Bloomberg‘s Philip Boroff analyzes museum director’s pay and finds that MoMA’s Glenn Lowry stands at the top of the heap. Although Lowry was happy to cut his own pay in the current crisis, his $1.32m pay quoted for this year is still spectacular. Supporters note that Lowry has balanced the museum’s budget and continued to generate capital contributions–$858m worth–that’s been used to expand exhibition space by 50% and double attendance despite increasing the admission price to $20 in 2004. Boroff details the compensation of leading museum directors below (all bullet points are quotes from Boroff’st story:
- In all, Lowry’s 2008 compensation was $2.7 million. That included $764,000 in retention bonuses since 2004 that accumulated with interest that he hadn’t collected.
- The director lives rent-free in the 52-story Museum Tower, the Cesar Pelli-designed condominium over MoMA, an annual benefit valued at $336,000.

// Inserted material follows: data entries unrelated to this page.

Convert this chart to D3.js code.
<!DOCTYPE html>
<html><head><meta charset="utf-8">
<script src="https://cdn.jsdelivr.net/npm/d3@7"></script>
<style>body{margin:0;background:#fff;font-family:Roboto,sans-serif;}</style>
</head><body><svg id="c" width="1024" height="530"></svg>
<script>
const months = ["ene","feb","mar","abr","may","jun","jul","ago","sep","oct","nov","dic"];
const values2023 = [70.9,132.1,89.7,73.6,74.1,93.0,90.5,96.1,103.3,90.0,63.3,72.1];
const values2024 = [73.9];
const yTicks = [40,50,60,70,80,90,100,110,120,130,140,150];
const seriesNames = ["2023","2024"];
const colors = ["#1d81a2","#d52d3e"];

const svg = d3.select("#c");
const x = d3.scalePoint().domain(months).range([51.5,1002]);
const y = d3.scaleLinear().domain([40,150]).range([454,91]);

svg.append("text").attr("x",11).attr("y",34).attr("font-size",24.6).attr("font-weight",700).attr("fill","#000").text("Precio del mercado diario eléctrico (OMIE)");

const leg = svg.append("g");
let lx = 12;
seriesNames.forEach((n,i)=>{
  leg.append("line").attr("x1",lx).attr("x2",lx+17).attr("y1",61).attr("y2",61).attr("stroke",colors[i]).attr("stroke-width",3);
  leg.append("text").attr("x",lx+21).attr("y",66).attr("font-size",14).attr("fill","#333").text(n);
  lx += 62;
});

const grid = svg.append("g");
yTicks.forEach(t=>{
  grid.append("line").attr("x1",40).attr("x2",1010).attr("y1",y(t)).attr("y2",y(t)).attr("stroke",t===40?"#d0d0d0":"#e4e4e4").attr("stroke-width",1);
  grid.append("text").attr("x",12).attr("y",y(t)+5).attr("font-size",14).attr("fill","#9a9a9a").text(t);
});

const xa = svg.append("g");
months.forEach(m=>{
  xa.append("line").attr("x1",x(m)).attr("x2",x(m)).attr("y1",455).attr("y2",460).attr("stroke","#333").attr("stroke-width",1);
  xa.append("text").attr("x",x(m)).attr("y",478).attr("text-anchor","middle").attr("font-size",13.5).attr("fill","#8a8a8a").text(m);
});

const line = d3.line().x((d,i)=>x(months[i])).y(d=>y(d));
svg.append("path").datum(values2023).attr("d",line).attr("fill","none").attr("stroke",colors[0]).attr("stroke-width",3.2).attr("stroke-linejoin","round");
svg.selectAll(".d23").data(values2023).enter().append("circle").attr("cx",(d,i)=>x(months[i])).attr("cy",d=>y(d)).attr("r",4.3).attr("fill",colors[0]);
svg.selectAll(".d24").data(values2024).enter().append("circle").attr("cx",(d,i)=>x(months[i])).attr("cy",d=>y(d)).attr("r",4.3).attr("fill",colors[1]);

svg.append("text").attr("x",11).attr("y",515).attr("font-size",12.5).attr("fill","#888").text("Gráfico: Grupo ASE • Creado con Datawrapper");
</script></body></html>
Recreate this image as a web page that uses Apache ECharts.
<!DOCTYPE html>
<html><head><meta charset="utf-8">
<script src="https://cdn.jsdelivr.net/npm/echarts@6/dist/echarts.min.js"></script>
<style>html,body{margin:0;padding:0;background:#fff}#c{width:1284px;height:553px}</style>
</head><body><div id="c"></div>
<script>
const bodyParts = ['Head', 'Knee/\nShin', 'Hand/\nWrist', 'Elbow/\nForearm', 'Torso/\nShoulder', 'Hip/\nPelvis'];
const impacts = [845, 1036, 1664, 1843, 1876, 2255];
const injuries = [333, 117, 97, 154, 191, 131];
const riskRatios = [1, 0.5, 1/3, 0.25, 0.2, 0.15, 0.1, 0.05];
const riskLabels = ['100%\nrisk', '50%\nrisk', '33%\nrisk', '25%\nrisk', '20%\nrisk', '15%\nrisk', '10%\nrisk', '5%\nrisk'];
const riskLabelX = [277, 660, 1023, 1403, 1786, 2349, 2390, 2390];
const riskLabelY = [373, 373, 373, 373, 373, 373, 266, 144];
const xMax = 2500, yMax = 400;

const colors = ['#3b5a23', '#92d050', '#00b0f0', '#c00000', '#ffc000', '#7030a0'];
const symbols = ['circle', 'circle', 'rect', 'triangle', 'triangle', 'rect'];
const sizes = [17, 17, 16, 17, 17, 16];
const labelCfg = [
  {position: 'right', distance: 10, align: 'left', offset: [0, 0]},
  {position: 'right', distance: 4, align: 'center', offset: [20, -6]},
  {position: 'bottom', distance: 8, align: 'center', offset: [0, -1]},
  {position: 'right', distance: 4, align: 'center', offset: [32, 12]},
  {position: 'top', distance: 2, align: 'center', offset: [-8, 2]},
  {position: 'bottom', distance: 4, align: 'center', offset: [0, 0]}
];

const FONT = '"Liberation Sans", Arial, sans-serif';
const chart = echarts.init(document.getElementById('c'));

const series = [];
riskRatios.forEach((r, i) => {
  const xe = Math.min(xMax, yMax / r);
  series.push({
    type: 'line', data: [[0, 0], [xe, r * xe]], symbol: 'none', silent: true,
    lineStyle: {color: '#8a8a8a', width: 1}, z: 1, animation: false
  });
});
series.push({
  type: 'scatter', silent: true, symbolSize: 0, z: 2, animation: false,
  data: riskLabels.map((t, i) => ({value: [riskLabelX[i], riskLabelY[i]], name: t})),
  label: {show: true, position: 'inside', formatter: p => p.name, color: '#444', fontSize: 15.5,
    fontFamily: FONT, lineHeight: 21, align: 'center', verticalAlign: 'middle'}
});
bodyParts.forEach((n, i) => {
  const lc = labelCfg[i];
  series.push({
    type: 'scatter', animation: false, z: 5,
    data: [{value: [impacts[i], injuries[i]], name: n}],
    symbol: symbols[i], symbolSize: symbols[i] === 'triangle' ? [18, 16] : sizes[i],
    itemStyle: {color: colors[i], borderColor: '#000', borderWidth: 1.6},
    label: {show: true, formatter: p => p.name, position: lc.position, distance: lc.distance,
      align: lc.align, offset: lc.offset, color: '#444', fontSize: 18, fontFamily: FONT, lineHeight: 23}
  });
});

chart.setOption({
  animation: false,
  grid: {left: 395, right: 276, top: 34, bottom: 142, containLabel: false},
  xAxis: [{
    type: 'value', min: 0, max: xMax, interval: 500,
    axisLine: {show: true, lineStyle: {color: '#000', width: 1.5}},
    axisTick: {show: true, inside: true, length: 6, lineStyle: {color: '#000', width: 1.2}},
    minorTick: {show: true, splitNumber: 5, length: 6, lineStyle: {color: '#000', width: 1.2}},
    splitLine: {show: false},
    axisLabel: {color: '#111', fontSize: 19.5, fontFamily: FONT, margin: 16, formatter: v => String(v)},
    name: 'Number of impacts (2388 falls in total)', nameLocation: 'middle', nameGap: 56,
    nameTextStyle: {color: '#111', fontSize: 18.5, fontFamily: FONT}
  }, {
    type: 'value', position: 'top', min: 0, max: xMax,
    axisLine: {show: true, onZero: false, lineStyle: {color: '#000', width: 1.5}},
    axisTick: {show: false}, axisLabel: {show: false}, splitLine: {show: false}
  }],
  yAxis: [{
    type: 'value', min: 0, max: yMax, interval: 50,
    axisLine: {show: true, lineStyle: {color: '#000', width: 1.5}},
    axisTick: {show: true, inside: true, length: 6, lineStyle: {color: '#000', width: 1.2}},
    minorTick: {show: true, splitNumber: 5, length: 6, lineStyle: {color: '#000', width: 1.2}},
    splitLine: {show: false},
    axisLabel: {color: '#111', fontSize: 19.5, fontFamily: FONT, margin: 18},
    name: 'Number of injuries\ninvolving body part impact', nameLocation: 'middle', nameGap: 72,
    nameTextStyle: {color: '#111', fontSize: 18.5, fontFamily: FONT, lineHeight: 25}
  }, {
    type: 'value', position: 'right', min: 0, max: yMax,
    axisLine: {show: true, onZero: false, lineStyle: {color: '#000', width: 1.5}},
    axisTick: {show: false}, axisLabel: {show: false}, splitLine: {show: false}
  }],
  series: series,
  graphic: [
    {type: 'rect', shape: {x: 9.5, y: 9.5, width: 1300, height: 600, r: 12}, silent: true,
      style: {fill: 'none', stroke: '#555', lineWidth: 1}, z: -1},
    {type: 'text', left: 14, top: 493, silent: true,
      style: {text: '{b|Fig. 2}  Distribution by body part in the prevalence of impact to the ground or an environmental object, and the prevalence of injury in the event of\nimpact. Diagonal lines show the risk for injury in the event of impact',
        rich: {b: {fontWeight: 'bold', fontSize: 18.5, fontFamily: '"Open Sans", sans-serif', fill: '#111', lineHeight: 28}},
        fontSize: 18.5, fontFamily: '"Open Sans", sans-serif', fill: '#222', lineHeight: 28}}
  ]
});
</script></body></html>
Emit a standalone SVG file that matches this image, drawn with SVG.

J. Paul Getty Trust–James Wood
- At the J. Paul Getty Trust, President and Chief Executive Officer James Wood — who joined in early 2007 –made $1.1 million in the year ending in June 2008. Last month, it increased its daily parking fee 50 percent to $15 to cope with its declining endowment. Wood also took a 6 percent pay cut and the Getty Center began free parking on Saturday nights and at weekday evening events.
Art Institute of Chicago–James Cuno
- compensated President James Cuno $626,175, up 46 percent.
Boston’s Museum of Fine Arts–Malcolm Rogers
- paid Director Malcolm Rogers $719,621, up 23 percent.